The sleek, modern, and streamlined appearance of the ebony MD 208 is accentuated by its top, featuring the letter "M," and its concave, hardwood trim, which echoes the wavelike configuration of the metal side panels—dual heatsinks like sets of gills on either side toward the back. There's a lovely symmetry to the front panel: an illuminated digital volume readout above a set of seven steel-gray buttons with red LEDs, which, from left to right, activate what is essentially a power idle switch and the various inputs. These share the panel with several tuner functions: Mute and Stereo, BW1 and BW2 switches (which offer users a choice of normal, wide-open bandwidth or narrow, highly selective bandwidth to exclude interference from adjacent stations), and a signal switch that lets you configure the left VU meter to display signal strength or multipath.

To the left of the panel is a large manual volume control, on the right a large analog FM flywheel (above which are the Mute and Stereo LEDs). The digital volume display doubles as an input source indicator and a left-right balance control. When the tuner is activated, the two VU meters on the front panel and the display area just below the volume indicator are illuminated to indicate a digital display of the tuning frequency.

Volume up/down, Balance left/right, and Power on/off are also accessible via a beefy cast-alloy remote control—a welcome change from those ultra-cheesy plastic remotes, with their esoteric lithium batteries, The remote exerted smooth, quiet control over the digital volume potentiometer, although, oddly enough, there was a slight switching noise when switching from input A1 to A2, from A3 to A4, and from A5 to the tuner...though not from A2 to A3 or from A4 to A5, or from tuner to CD. Curious.

The front-panel power switch is not the main power control. There's a primary rocker switch on the back panel next to the IEC AC inlet.

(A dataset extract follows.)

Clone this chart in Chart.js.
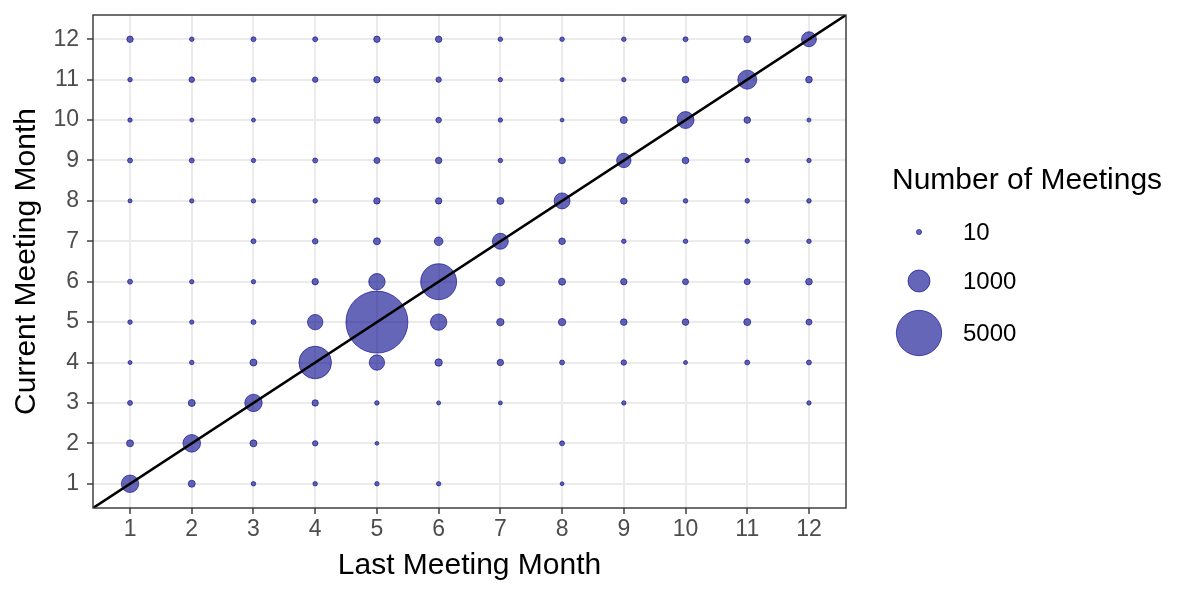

Magnum Dynalab suggests that, once the MD 208 is set up, it never be fully powered down, instead using the front-panel button to put the unit in standby.

Proceeding from right to left on the back are the left speaker terminals (above which is a 75 ohm antenna input) and a full array of high-quality, gold-plated RCA inputs and outputs, beginning with both a pre-out and a tape out (many manufacturers neglect such accoutrements), along with five line-level inputs (A1-A5), and concluding with the CD inputs and the right speaker terminals.

I was nonplused to discover, on removing the metal nut on the speaker terminals, that there was no hole in their shafts through which to thread bare speaker wires, nor a hollowed-out section in the front to fully accept a banana plug. One could employ spades, or, as I did, insert the WBT expanding banana plugs on my JPS Labs Superconductor 2 speaker cables as far as they'd go: about halfway in. I didn't notice any particular sonic anomalies from this arrangement, but I'm sure most people would favor a connection that maximized the area and gave you several setup options.

Internally, the MD 208 evinced no significant compromises in its overall layout and construction. Magnum Dynalab's president, Larry Zurowski, went so far as to assert that the new tuner section designed for the MD 208 exceeds the performance of both their entry-level FT-101A tuner (with its MOSFET front-end) and MD's popular $1500 Etude.